Volvamos. Si a todo lo anterior añadimos el tiempo que se empleará en el intento de investidura de Sánchez, una vez quemado el cartucho de la derecha, en las negociaciones para formar el nuevo Gobierno -en el caso de que no vayamos a una repetición electoral, como en 2016 o 2019-, nos encontraremos con que finalizaremos el año político en blanco. La actividad institucional se interrumpió con la campaña de las autonómicas y municipales y desde entonces todo quedó reducido a la pugna entre los partidos, con un gobierno en funciones.
Sin embargo, el tiempo transcurrido no fue inocuo. Veamos. Mientras Sánchez seducía al electorado (Interrail para jóvenes, cine para ancianos, avales para todos), la deuda pública se disparaba. Un dato brutal: en un mes, de mayo a junio, creció en 26.930 millones. Sólo las promesas de Sánchez, ante los comicios autonómicos y municipales elevaron el gasto en 13.000 millones. De enero de 2022 a enero de 2023, la deuda se incrementó en 81.446 millones de euros.
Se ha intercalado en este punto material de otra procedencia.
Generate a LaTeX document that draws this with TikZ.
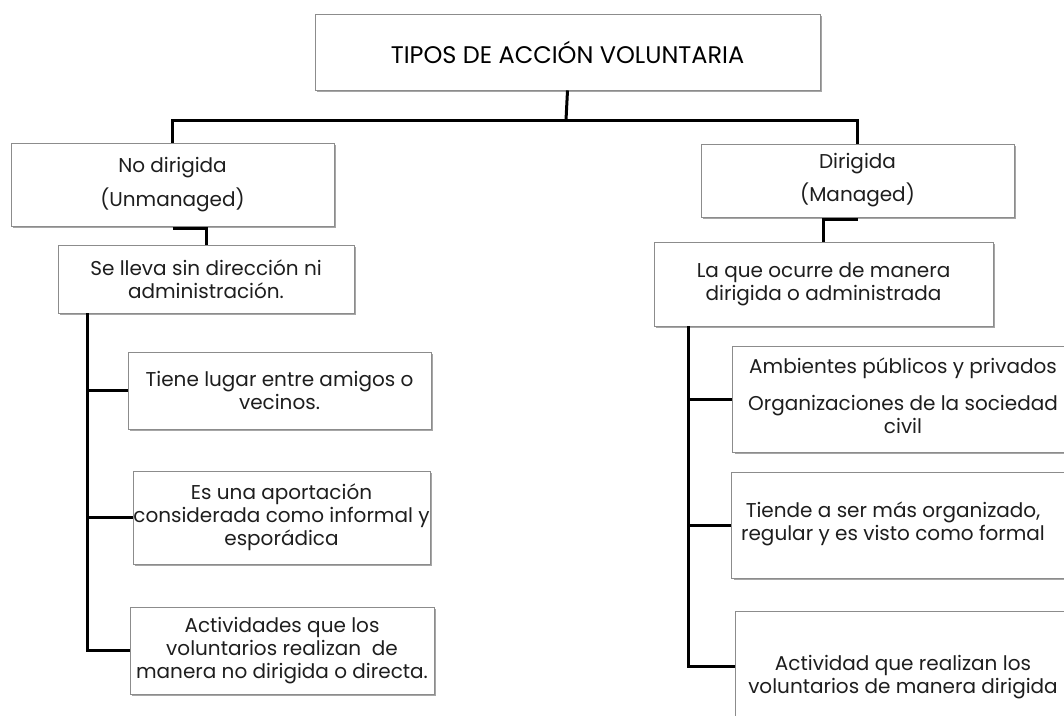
\documentclass[tikz,border=0pt]{standalone}
\usepackage{fontspec}
\setmainfont{Poppins}
\usetikzlibrary{shadows}
\definecolor{boxline}{HTML}{8C8C8C}
\definecolor{txt}{HTML}{1E1E1E}
\tikzset{
  box/.style={draw=boxline, line width=0.9pt, fill=white, align=center, inner sep=0pt,
    text=txt, font=\fontsize{20}{23}\selectfont,
    drop shadow={shadow xshift=2.2pt, shadow yshift=-2.2pt, fill=black, opacity=0.35}},
  lbl/.style={align=center, inner sep=0pt, text=txt, font=\fontsize{20}{23}\selectfont},
  conn/.style={line width=3pt, draw=black}
}
\begin{document}
\begin{tikzpicture}[x=1pt,y=-1pt]
\useasboundingbox (0,0) rectangle (1064,715);
\clip (0,0) rectangle (1064,715);
\fill[white] (0,0) rectangle (1064,715);
\coordinate (bus) at (566,120);
% nodes
\node[box, minimum width=505, minimum height=76, font=\fontsize{24}{28}\selectfont, text=black] (title) at (567.5,52) {TIPOS DE ACCIÓN VOLUNTARIA};
\node[box, minimum width=323, minimum height=83, font=\fontsize{20}{34}\selectfont] (nodir) at (172.5,184.5) {No dirigida\\(Unmanaged)};
\node[box, minimum width=296, minimum height=68] (selleva) at (206,279) {Se lleva sin dirección ni\\administración.};
\node[box, minimum width=303, minimum height=77] (c1) at (279.5,390.5) {Tiene lugar entre amigos o\\vecinos.};
\node[box, minimum width=297, minimum height=93] (c2) at (281.5,517.5) {Es una aportación\\considerada como informal y\\esporádica};
\node[box, minimum width=304, minimum height=87] (c3) at (282,650.5) {Actividades que los\\voluntarios realizan\ \ de\\manera no dirigida o directa.};
\node[box, minimum width=313, minimum height=73, font=\fontsize{20}{33}\selectfont] (dir) at (857.5,180.5) {Dirigida\\(Managed)};
\node[box, minimum width=339, minimum height=84] (laque) at (823.5,284) {La que ocurre de manera\\dirigida o administrada};
\node[box, anchor=west, minimum width=420, minimum height=106] (r1) at (732,399) {};
\node[box, anchor=west, minimum width=420, minimum height=106] (r2) at (731,525) {};
\node[box, anchor=west, minimum width=420, minimum height=110] (r3) at (735,666) {};
\node[lbl] (r1t) at (903,396) {Ambientes públicos y privados\\[14pt]Organizaciones de la sociedad\\civil};
\node[lbl] (r2t) at (893,524) {Tiende a ser más organizado,\\regular y es visto como formal};
\node[lbl] (r3t) at (903,677) {Actividad que realizan los\\voluntarios de manera dirigida};
% connectors
\draw[conn] (title.south) -- (bus);
\draw[conn] (nodir.north) |- (bus) -| (dir.north);
\draw[conn] ([yshift=-2pt]nodir.south) -| (selleva.north);
\draw[conn] ([yshift=-2pt]dir.south) -| (laque.north);
\coordinate (lt) at ([xshift=30pt]selleva.south west);
\draw[conn] (lt) |- (c3.west);
\draw[conn] (lt |- c1.west) -- (c1.west);
\draw[conn] (lt |- c2.west) -- (c2.west);
\coordinate (rt) at ([xshift=35pt]laque.south west);
\draw[conn] (rt) |- (r3.west);
\draw[conn] (rt |- r1.west) -- (r1.west);
\draw[conn] (rt |- r2.west) -- (r2.west);
\end{tikzpicture}
\end{document}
Recuerdo que, en los años más duros de la crisis económica causada por las hipotecas subprime, el Gobierno de Rajoy se endeudaba en 10.000 millones al trimestre. En este año doblemente electoral, lleno de promesas y ayuno de acciones, el Gobierno de Sánchez duplica el ritmo de crecimiento de la deuda de los peores años de Rajoy. Estamos en cifras récord. Debemos a nuestros acreedores 1,5 billones de euros. Cada español debe más de 31.000 euros.
En enero, tengamos gobierno en funciones o sin funcionar, la Comisión Europea nos pondrá en el programa de vigilancia, como a otros doce países, para volver a la ortodoxia fiscal. Se acabó el periodo de excepción, originado por la pandemia. La previsión es aprobar presupuestos restrictivos hasta 2026, para poder reducir el déficit público que excede del 3%. Por cierto, uno de los factores que más aumentan el déficit son los intereses de la deuda pública (31.000 millones).
A Asturias le va a atravesar esta problemática con la mente en Babia. Por un lado, las ayudas de todo tipo del Estado (somos especialistas en captar subvenciones) van a menguar por exigencias de la consolidación fiscal. Por otro tenemos un discurso sobre la industria voluntarista, muy alejado de la realidad. Aquí el discurso oficial habla de culminar la transición hacia la producción verde, cuando el sector manufacturero sufrió una gran caída de pedidos en los últimos meses. Esa disminución de la demanda tiene que ver con una bajada de las exportaciones, al sufrir nuestra industria la competencia desigual de nuestros socios que dedican muchos más recursos a defender sus factorías. Hace muchos años que la industria, en España, no es una prioridad para los gobiernos centrales. Si alguien no lo remedia sufriremos, en el corto plazo, los ajustes macroeconómicos y las consecuencias de un sector industrial desprotegido.